Buck Rogers originated as a comic strip, not a novel. These two books are novelizations based on episodes of the 1979-1981 TV series: the first one follows the plot of the pilot, and the second was adapted from an unproduced script from the series.

Slan, The World of Null-A, Planets for Sale, and Other Books by A. E. van Vogt

These books, published between 1946 and 1984, are some of van Vogt’s best-known works. I first came across Planets for Sale when it was offered as a selection of the Scholastic Book Club; I was probably in third grade. I remember my teacher telling me that she thought the book was “a good choice for me.”

Various Books by Philip José Farmer

These are classic pulp novels, not particularly well-written but quickly written. Our library includes the first five volumes of the World of Tiers series. I once owned and read Farmer’s Riverworld series, but I no longer have copies. There’s also a copy of Fire and the Night, an early pulp novel about an interracial relationship, and Venus on the Half-Shell, published under the pseudonym “Kilgore Trout,” a fictional character that appears in the works of Kurt Vonnegut. The plot, in which Earth is destroyed and the protagonist travels in search of the “Definitive Answer to the Ultimate Question,” inspired Douglas Adams’s The Hitchhiker’s Guide to the Galaxy. It also cost me a question in a High School quiz game broadcast locally in Erie, PA. The question asked us to identify the painting Venus Rising by Boticelli. I, of course, confidently slammed down the buzzer and called it “Venus on the Half Shell,” which I had recently read. Fortunately my team was pretty far behind, so answering that question correctly would not have prevented our defeat.

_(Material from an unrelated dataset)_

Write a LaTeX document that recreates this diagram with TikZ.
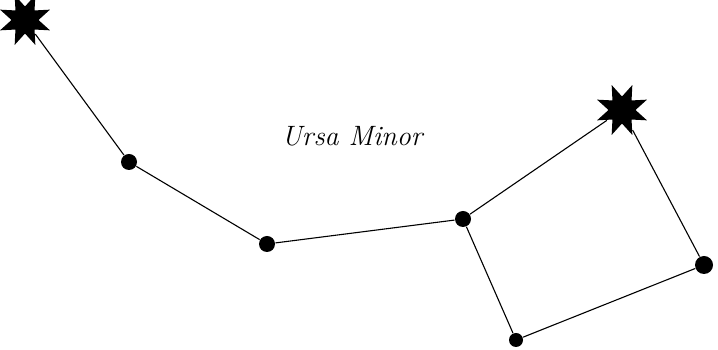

Various Books by David Gerrold

David Gerrold is best-known for writing “The Trouble with Tribbles” for the original Star Trek TV series. He also worked on the children’s TV show Land of the Lost. He’s credited with writing three episodes, and co-writing two more during season 1. Accounts vary; some sources call him the season 1 story editor, and some call him the head writer. In addition to his work as a screenwriter, he also wrote a number of influential science fiction novels including The Man Who Folded Himself, a time-travel story, and When HARLIE Was One, about an artificial intelligence. He later revised this book into When HARLIE Was One, Release 2.0, which is also in our library.

Jim Butcher’s Dresden Files Novels

All seventeen volumes of the Dresden Files are now in the libary; most of them are in the mass-market paperback section, but there are also some hardcovers, filed with the hardcover science fiction novels.

John Christopher’s Tripods Series

This series consists of three novels, The White Mountains (1967), The City of Gold and Lead (also 1967), and The Pool of Fire (1968). In this post-apocalyptic story, humans are ruled over by giant tripods (three-legged walking machines), similar to the tripods described in The War of the Worlds by H. G. Wells. I read this series as a young child, although I don’t recall it very well. I think it would feel very familiar if I read it again, though. For one thing, it contains a lot of story beats that we’ve seen repeated in countless movies and TV shows, such as the “secret surgically-implanted tracking device.” We’ve seen this trope used in Stargate: Atlantis, but it’s also in The Matrix, Spy Kids 2, Black Widow, and “The Blessing Way,” an episode from Season 3 of The X-Files. We should be getting a a used set of Season 3 DVDs in the mail soon.

That seems like as good a place to stop as any. Have a great week!